▸ **AVAILABLE DATA**
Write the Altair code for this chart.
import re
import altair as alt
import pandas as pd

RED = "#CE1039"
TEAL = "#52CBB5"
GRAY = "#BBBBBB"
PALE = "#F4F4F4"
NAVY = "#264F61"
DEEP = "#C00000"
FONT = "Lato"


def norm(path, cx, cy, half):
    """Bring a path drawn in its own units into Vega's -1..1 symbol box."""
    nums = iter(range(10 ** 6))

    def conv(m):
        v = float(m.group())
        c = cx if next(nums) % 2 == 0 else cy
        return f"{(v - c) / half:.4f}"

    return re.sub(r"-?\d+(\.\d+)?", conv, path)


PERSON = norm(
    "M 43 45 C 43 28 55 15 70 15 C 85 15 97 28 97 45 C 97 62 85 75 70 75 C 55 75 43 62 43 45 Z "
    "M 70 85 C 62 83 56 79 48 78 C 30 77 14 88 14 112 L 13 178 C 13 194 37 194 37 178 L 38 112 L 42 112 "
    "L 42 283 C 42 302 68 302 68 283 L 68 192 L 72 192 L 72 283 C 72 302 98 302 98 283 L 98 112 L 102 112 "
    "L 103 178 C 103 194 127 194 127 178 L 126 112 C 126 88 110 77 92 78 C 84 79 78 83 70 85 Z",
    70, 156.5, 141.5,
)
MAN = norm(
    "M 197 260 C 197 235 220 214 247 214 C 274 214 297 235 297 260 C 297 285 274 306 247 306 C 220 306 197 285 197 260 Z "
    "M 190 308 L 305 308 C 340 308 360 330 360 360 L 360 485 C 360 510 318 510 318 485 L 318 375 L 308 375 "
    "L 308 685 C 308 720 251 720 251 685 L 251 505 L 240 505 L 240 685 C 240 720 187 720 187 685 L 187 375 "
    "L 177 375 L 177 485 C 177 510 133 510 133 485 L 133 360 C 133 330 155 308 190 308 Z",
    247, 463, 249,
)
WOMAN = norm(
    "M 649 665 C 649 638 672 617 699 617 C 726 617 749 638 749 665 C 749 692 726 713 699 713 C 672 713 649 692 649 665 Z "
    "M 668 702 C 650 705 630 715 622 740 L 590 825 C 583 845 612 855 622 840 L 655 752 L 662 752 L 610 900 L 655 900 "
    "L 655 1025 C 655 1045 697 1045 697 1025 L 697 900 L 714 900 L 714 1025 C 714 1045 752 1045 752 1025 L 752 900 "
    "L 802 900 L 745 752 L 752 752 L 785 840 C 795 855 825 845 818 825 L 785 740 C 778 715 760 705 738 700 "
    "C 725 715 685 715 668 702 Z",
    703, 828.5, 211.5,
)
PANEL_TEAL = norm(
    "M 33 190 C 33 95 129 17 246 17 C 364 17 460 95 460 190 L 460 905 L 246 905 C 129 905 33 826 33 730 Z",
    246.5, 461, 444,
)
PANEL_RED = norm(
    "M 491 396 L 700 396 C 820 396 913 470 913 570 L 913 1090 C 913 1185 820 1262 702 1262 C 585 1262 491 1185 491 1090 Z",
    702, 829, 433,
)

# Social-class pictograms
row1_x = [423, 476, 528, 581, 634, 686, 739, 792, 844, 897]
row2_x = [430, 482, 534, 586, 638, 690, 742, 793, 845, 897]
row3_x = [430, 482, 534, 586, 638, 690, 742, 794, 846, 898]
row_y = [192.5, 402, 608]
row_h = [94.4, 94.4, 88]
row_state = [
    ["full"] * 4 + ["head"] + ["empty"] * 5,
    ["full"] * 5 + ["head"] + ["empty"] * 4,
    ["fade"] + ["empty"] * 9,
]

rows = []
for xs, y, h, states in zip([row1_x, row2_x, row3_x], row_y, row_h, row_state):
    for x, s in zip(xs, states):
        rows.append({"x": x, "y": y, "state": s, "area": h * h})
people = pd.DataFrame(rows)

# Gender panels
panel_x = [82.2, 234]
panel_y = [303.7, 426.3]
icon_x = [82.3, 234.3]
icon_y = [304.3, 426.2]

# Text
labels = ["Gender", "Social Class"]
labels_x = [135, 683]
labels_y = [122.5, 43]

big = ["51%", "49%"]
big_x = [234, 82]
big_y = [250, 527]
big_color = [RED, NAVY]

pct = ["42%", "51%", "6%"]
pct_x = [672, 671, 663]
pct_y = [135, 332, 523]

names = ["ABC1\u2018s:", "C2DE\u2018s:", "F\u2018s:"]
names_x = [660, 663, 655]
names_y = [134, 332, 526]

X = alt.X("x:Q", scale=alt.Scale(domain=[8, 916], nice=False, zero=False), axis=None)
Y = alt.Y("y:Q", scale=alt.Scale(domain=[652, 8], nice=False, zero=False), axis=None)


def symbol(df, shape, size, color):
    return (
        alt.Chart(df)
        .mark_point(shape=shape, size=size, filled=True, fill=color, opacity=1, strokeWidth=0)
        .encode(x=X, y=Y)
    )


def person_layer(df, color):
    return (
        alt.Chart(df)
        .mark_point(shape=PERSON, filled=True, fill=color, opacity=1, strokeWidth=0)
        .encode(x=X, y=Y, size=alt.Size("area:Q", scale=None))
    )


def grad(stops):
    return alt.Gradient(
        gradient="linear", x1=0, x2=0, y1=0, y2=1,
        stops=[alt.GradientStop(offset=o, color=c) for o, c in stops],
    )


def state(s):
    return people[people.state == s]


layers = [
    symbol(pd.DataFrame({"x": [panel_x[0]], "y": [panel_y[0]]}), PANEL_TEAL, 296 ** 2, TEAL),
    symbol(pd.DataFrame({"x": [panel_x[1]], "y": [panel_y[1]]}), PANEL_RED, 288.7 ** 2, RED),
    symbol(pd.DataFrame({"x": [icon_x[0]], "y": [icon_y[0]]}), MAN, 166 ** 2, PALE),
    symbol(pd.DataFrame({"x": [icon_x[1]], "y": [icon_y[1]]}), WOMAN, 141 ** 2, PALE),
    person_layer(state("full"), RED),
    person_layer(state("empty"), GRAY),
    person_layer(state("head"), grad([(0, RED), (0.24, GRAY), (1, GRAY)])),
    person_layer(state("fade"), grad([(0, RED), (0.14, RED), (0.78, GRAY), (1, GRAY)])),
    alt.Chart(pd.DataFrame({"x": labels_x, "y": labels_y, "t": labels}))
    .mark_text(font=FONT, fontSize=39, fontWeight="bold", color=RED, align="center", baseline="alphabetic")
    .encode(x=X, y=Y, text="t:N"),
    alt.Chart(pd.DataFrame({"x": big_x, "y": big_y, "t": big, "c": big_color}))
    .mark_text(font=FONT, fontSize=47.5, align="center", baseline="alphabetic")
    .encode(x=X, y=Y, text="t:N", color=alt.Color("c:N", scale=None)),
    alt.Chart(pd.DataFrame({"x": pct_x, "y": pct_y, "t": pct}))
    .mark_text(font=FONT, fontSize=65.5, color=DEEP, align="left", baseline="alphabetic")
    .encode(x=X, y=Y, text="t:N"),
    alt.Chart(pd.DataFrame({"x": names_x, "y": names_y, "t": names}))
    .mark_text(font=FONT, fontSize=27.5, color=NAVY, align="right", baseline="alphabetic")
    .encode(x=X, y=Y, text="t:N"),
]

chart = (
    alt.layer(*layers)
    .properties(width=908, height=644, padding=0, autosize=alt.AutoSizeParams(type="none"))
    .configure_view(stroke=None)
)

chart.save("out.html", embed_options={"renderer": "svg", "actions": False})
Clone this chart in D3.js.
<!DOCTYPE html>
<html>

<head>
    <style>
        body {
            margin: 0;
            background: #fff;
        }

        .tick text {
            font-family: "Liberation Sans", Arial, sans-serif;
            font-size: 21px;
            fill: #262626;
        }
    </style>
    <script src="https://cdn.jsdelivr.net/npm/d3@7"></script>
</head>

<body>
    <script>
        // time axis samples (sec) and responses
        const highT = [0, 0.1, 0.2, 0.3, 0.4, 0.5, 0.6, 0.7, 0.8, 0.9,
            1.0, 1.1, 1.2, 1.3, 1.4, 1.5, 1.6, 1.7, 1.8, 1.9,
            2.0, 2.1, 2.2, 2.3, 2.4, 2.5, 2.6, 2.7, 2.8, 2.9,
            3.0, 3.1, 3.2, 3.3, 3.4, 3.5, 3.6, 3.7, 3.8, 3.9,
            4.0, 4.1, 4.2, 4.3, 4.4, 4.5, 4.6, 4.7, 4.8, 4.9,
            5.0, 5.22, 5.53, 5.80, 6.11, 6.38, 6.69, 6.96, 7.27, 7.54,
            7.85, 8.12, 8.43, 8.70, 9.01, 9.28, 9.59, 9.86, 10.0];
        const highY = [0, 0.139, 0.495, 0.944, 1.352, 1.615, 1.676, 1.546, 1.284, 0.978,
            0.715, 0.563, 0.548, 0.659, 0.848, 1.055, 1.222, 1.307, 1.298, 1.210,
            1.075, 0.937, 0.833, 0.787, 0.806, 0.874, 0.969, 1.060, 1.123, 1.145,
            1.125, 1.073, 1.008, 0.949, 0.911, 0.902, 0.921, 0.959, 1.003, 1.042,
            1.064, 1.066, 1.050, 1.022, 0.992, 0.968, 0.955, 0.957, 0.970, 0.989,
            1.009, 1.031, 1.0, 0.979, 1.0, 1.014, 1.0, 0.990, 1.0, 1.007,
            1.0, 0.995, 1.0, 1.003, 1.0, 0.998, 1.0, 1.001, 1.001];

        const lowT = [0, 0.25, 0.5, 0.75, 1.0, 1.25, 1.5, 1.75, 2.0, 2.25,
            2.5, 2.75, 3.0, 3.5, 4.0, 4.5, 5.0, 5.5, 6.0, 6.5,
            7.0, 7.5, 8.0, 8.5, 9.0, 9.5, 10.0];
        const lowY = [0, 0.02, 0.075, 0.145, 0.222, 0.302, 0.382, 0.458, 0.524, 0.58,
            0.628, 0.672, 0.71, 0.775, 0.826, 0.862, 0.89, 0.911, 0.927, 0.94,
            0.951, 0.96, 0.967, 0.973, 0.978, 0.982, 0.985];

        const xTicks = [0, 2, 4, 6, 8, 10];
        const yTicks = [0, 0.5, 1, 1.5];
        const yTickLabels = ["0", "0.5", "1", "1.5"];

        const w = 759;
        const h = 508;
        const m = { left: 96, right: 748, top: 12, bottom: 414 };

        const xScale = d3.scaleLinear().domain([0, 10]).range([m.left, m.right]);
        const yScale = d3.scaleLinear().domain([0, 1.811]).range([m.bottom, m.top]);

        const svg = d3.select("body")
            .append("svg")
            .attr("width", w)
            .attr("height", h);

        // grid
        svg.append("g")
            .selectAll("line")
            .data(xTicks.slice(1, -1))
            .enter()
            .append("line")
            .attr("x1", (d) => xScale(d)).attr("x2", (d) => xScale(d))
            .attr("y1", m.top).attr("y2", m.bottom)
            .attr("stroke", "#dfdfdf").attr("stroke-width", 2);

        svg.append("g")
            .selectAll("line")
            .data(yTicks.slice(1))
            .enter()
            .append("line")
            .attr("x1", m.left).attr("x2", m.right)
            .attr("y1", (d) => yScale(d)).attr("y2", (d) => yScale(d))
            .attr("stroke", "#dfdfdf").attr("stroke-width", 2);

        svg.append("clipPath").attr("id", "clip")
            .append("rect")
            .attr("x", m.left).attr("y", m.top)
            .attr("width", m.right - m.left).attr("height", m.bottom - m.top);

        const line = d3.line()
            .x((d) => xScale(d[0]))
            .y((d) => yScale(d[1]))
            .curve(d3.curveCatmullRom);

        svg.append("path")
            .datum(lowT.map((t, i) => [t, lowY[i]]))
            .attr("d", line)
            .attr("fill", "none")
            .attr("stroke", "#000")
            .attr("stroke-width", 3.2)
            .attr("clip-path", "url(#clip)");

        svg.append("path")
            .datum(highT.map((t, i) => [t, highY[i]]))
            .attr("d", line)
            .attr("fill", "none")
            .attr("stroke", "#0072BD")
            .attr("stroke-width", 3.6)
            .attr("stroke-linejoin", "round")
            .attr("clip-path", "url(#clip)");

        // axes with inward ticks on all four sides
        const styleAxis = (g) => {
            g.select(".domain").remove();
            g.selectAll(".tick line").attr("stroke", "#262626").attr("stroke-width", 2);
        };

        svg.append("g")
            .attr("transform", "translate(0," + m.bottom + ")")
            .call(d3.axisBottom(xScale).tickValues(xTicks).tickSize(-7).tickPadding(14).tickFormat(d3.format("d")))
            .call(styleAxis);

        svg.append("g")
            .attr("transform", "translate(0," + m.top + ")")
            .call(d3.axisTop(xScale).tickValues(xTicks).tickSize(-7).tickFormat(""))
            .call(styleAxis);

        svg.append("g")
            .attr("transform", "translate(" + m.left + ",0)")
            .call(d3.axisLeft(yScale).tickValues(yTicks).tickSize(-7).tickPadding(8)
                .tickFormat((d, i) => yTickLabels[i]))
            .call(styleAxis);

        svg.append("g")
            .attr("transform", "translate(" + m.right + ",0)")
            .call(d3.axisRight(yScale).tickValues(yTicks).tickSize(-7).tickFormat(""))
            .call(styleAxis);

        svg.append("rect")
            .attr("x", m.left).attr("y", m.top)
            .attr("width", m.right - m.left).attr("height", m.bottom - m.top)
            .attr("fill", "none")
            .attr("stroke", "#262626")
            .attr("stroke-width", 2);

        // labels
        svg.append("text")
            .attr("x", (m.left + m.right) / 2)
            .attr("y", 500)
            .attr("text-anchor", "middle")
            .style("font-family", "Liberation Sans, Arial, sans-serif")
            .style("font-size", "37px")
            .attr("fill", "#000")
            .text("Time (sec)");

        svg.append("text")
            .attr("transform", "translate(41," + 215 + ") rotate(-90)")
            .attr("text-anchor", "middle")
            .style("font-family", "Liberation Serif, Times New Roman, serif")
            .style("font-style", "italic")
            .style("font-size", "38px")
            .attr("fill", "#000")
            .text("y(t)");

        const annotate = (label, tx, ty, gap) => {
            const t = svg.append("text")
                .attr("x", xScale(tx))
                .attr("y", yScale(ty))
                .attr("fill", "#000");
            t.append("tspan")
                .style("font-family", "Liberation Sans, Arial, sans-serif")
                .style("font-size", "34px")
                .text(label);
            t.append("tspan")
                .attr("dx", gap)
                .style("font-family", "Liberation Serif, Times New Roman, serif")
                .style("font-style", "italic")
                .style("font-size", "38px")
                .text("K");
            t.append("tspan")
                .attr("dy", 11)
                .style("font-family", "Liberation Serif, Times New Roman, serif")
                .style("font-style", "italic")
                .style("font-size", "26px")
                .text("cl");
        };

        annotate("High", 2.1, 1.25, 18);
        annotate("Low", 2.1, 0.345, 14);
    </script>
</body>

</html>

▸ **INSTRUCTIONS FOR THE TASK**
Reproduce exactly, and only, the lines from the one that contains "Clone this chart in D3.js." down to the one that contains "1.0, 0.995, 1.0, 1.003, 1.0, 0.998, 1.0, 1.001, 1.001];", both ends included.

▸ **FINISHED TASK**
Clone this chart in D3.js.
<!DOCTYPE html>
<html>

<head>
    <style>
        body {
            margin: 0;
            background: #fff;
        }

        .tick text {
            font-family: "Liberation Sans", Arial, sans-serif;
            font-size: 21px;
            fill: #262626;
        }
    </style>
    <script src="https://cdn.jsdelivr.net/npm/d3@7"></script>
</head>

<body>
    <script>
        // time axis samples (sec) and responses
        const highT = [0, 0.1, 0.2, 0.3, 0.4, 0.5, 0.6, 0.7, 0.8, 0.9,
            1.0, 1.1, 1.2, 1.3, 1.4, 1.5, 1.6, 1.7, 1.8, 1.9,
            2.0, 2.1, 2.2, 2.3, 2.4, 2.5, 2.6, 2.7, 2.8, 2.9,
            3.0, 3.1, 3.2, 3.3, 3.4, 3.5, 3.6, 3.7, 3.8, 3.9,
            4.0, 4.1, 4.2, 4.3, 4.4, 4.5, 4.6, 4.7, 4.8, 4.9,
            5.0, 5.22, 5.53, 5.80, 6.11, 6.38, 6.69, 6.96, 7.27, 7.54,
            7.85, 8.12, 8.43, 8.70, 9.01, 9.28, 9.59, 9.86, 10.0];
        const highY = [0, 0.139, 0.495, 0.944, 1.352, 1.615, 1.676, 1.546, 1.284, 0.978,
            0.715, 0.563, 0.548, 0.659, 0.848, 1.055, 1.222, 1.307, 1.298, 1.210,
            1.075, 0.937, 0.833, 0.787, 0.806, 0.874, 0.969, 1.060, 1.123, 1.145,
            1.125, 1.073, 1.008, 0.949, 0.911, 0.902, 0.921, 0.959, 1.003, 1.042,
            1.064, 1.066, 1.050, 1.022, 0.992, 0.968, 0.955, 0.957, 0.970, 0.989,
            1.009, 1.031, 1.0, 0.979, 1.0, 1.014, 1.0, 0.990, 1.0, 1.007,
            1.0, 0.995, 1.0, 1.003, 1.0, 0.998, 1.0, 1.001, 1.001];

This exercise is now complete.